Honest, including the slow parts. Write the actual times. “100 minutes from fix to consumer notification” is uncomfortable but it is what happened. Owning it earns the right to fix it.
Specific. “We should be more careful” is not an action item. “Add automated tests” is closer, but still vague. “Add row-count anomaly test on revenue_clean, threshold 3σ, by May 21” is real.
The communication around it
The postmortem is shared with:
- The team.
- The directly affected stakeholders (finance, sales, PR).
- Leadership.
Optional, but a good idea: a public version (with sensitive details removed) in the data team’s wiki. Other teams reading “what we learned” makes the data team look more professional, not less.
What I would NOT do
- Promise it will never happen again. It will. Promise to detect faster.
- Add 30 new tests. Alert fatigue. Add the three that would have caught this.
- Name the person who wrote the PR. Demotivating and inaccurate.
- Skip the “what went well.” Looks like punishment, leaves the team demoralized.
- Lock up the postmortem. Sharing builds trust.
Following up
Two weeks later: a quick check.
- Are the action items on track?
- Did the new test fire on any partition? (If yes, was it a real catch?)
- Is the team still feeling the incident, or have we moved on?
Three months later, look at the action items list. Anything still open?
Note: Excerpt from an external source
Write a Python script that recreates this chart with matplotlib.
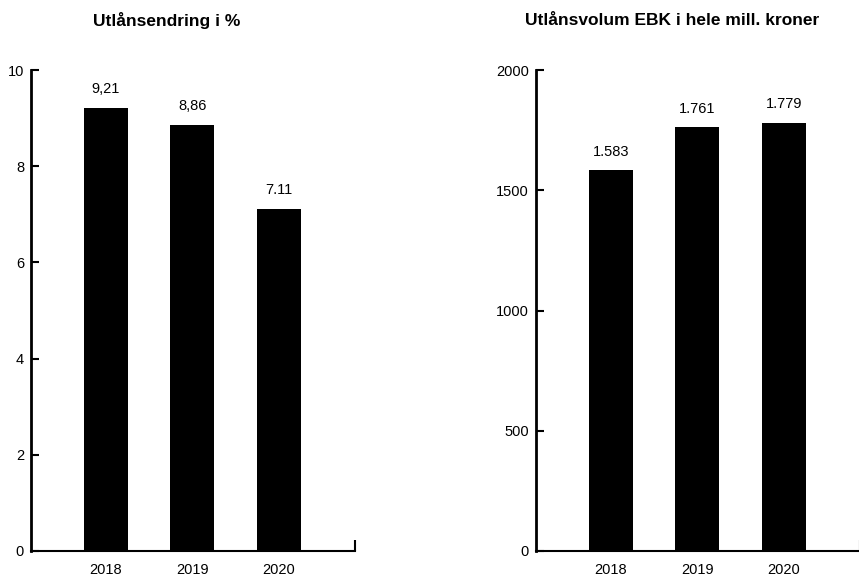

Why? Either close it or push it to closure.
Common mistakes interviewers want you to name
- Blame. Postmortem becomes a thing nobody wants to attend.
- Promises with no actions. “We’ll be careful” disappears.
- Too many action items. Five focused ones beat 30 vague ones.
- Hiding the document. Trust comes from transparency.
- No follow-up. Action items rot. Schedule a check.
Bonus follow-up the interviewer might throw
“What if the same team has a second similar incident a month later?”
That is a real conversation. The pattern across two incidents tells you something the first one alone did not. Maybe the test you added did not cover the right thing, or maybe the deploy review process has a structural gap. The second postmortem includes “What did the first postmortem miss?” as a section. This is healthier than pretending it is unrelated. Two of the same kind of incident means a class of problem; that needs a deeper structural fix, not another patch.